What threat are we facing?
The alarm was first raised by FACE with a public announcement on August 28th. The original letter from the European Commission to the director of ECHA is available for download from the official ECHA website – just in case you're wondering whether it's just fake news – as well as straight from our website should it be removed from ECHA's platform.
As made very clear by the text of the letter, the scope this time is a full-out ban on the use of all lead-based ammunition for both hunting in all terrains and sport shooting in all conditions.

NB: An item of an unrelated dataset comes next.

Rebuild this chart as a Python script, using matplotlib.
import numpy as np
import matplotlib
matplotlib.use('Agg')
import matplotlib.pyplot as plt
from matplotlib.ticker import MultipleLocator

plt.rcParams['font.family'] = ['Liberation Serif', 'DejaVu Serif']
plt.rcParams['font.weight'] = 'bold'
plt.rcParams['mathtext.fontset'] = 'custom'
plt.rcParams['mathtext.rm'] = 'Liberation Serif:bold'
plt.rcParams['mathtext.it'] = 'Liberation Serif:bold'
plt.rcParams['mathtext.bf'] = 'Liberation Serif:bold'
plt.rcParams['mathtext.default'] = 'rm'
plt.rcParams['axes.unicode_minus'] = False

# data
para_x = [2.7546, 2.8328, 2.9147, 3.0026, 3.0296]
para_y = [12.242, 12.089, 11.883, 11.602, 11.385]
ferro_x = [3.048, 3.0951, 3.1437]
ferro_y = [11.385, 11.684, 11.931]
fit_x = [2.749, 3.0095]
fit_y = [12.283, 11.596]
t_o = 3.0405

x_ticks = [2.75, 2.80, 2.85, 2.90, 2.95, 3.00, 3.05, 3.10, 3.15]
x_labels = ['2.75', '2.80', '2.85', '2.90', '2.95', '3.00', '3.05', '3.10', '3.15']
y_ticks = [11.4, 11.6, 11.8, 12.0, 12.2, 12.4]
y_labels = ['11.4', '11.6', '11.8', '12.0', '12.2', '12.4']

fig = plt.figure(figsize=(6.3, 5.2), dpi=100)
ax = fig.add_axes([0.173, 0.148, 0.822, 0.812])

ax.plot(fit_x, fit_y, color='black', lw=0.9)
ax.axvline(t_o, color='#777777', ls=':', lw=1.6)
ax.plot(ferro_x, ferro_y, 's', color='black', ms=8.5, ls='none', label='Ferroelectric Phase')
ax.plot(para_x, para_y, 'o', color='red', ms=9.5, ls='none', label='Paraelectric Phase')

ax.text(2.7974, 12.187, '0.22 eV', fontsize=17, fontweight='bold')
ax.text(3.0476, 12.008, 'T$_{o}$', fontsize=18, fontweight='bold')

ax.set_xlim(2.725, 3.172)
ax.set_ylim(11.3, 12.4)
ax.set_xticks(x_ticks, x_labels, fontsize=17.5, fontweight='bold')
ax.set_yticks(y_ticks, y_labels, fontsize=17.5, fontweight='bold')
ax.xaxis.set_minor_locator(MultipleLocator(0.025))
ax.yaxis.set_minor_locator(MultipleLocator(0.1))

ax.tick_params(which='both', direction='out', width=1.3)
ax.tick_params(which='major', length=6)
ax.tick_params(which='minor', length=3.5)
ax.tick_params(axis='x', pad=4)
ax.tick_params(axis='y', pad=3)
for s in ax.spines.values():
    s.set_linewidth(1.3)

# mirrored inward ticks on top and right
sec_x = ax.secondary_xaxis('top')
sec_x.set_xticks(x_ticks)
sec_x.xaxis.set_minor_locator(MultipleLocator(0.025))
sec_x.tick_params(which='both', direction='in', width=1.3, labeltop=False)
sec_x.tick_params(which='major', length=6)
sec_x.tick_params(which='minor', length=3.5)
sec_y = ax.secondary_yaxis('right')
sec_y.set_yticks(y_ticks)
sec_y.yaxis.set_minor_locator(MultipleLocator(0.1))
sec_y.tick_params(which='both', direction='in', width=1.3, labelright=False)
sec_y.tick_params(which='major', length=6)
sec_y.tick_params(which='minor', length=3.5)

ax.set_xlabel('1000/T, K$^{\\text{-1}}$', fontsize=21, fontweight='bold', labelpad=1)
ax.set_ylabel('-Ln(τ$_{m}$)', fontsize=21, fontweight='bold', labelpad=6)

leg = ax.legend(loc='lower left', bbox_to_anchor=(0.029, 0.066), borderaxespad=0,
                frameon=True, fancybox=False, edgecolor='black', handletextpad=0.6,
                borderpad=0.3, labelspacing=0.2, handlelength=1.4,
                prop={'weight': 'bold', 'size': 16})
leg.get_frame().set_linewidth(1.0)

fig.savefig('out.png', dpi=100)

Back in September 2017 we did provide an outlook of what the backlash on our world would be, should such a ban be passed, but anybody could always do with a refresher:
- Loss of accuracy and reliability on firearms: most rifles, carbines and handguns currently available feature twist rates that are calculated to provide optimum stabilization to rounds that are manufactured out of lead or offer a similar bullet weight. Same goes for the calculations on which the manufacturing of key components is based to provide a lengthy service life.
Mandating the use of more dense, heavier materials will screw up all those complex calculations, and make those guns much less accurate and more prone to wear and tear.

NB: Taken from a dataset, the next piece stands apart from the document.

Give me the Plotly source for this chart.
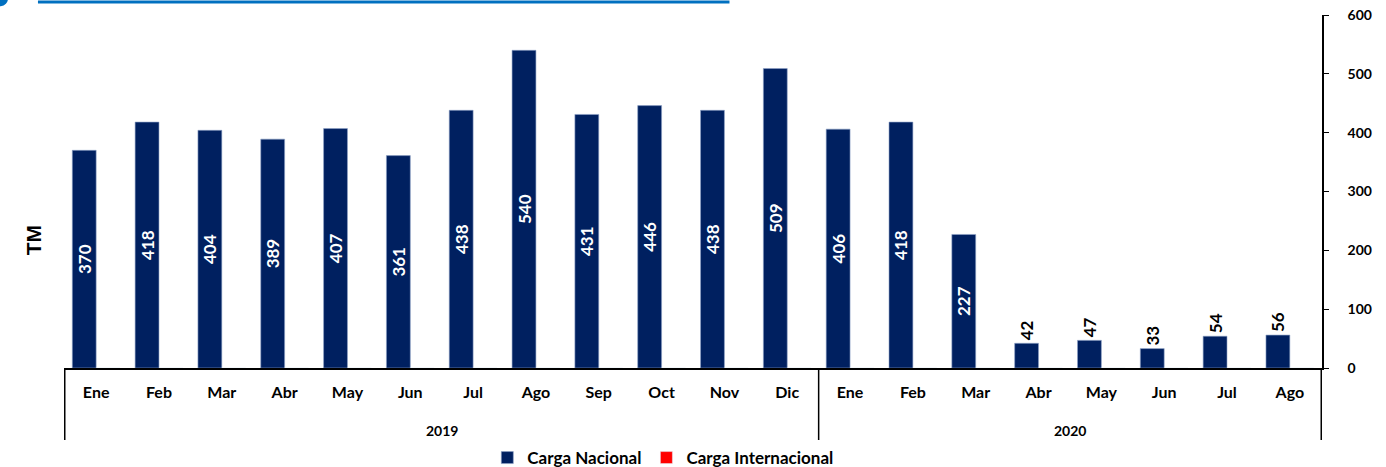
import plotly.graph_objects as go

years = ["2019"] * 12 + ["2020"] * 8
months = ["Ene", "Feb", "Mar", "Abr", "May", "Jun", "Jul", "Ago", "Sep", "Oct", "Nov", "Dic",
          "Ene", "Feb", "Mar", "Abr", "May", "Jun", "Jul", "Ago"]
carga_nacional = [370, 418, 404, 389, 407, 361, 438, 540, 431, 446, 438, 509,
                  406, 418, 227, 42, 47, 33, 54, 56]
carga_internacional = [0] * 20

FONT = "Lato"
NAVY = "#002060"

cats = [f"{m} {y}" for m, y in zip(months, years)]
positions = ["inside" if v >= 100 else "outside" for v in carga_nacional]

fig = go.Figure()
fig.add_trace(go.Bar(
    x=cats, y=carga_nacional, name="Carga Nacional",
    marker=dict(color=NAVY, line=dict(color="#8fa3c8", width=0.6)),
    text=[str(v) for v in carga_nacional], textposition=positions,
    textangle=-90, insidetextanchor="middle", constraintext="none",
    insidetextfont=dict(color="white", size=17, family=FONT, weight="bold"),
    outsidetextfont=dict(color="black", size=17, family=FONT, weight="bold"),
    cliponaxis=False,
))
fig.add_trace(go.Bar(
    x=cats, y=carga_internacional, name="Carga Internacional",
    marker=dict(color="#FF0000"),
))

# year group labels and dividers, derived from the data
annotations = [dict(text="<b>TM</b>", xref="paper", yref="paper", x=-0.035, y=0.363,
                    showarrow=False, textangle=-90, font=dict(size=21, family="Arial"))]
shapes = []
unique_years = []
for y in years:
    if y not in unique_years:
        unique_years.append(y)
bounds = [-0.5]
for yr in unique_years:
    idx = [i for i, y in enumerate(years) if y == yr]
    mid = (idx[0] + idx[-1]) / 2
    annotations.append(dict(text=f"<b>{yr}</b>", x=mid, xref="x", y=-0.176, yref="paper",
                            yanchor="middle", showarrow=False,
                            font=dict(size=14, family=FONT)))
    bounds.append(idx[-1] + 0.5)
for b in bounds:
    shapes.append(dict(type="line", xref="x", yref="paper", x0=b, x1=b, y0=0, y1=-0.204,
                       line=dict(color="black", width=1.5)))

shapes += [
    dict(type="line", xref="paper", yref="paper", x0=-0.0207, x1=0.529, y0=1.037, y1=1.037,
         line=dict(color="#0070C0", width=3)),
    dict(type="circle", xref="paper", yref="paper", x0=-0.056, x1=-0.0445, y0=1.025, y1=1.07,
         fillcolor="#0070C0", line=dict(width=0)),
]

fig.update_layout(
    width=1386, height=467,
    margin=dict(l=64, r=64, t=15, b=99, autoexpand=False),
    paper_bgcolor="white", plot_bgcolor="white",
    barmode="group", bargap=0.24, bargroupgap=0,
    font=dict(family=FONT, color="black"),
    showlegend=True,
    legend=dict(orientation="h", x=0.476, xanchor="center", y=-0.255, yanchor="middle",
                font=dict(size=17, family=FONT, weight="bold"),
                traceorder="normal"),
    xaxis=dict(type="category", showline=True, linecolor="black", linewidth=1.5,
               ticks="", showgrid=False, automargin=False,
               tickvals=cats, ticktext=[f"<b>{m}</b>" for m in months],
               ticklabelstandoff=9,
               tickfont=dict(size=16, family=FONT)),
    yaxis=dict(range=[0, 600], side="right", showline=True, linecolor="black", linewidth=1.5,
               ticks="outside", ticklen=5, tickcolor="black", dtick=100, showgrid=False,
               zeroline=False, automargin=False, ticklabelstandoff=16,
               tickfont=dict(size=14, family=FONT, weight="bold")),
    annotations=annotations,
    shapes=shapes,
)

fig.write_html("out.html", config={"displayModeBar": False},
               post_script="document.body.style.margin='0';")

- Impossibility to use popular small-caliber rounds such as .22 Long Rifle, which due to their dimensions are in most cases – if not always – available only in lead round nose variants.
- Mandatory phasing out of vintage firearms: there's a reason why CIP proof houses test barrels to up to 1630 BAR in pressure and mark the barrels that pass those tests with a specific marking (a lily flower): other-than-lead ammunition in general, and steel ammunition specifically, is known to develop much higher pressures than lead-based ammunition in the same caliber.
A ban on lead-based ammunition would make many firearms unsafe, and thus impossible to use. And this doesn't "just" include your grandpa's old lever-action carbine or hunting shotgun, but many vintage rifles and carbines dating back to the world wars. True collector's pieces would be turned to nothing more than very expensive paperweights overnight, just as if they had all been permanently deactivated.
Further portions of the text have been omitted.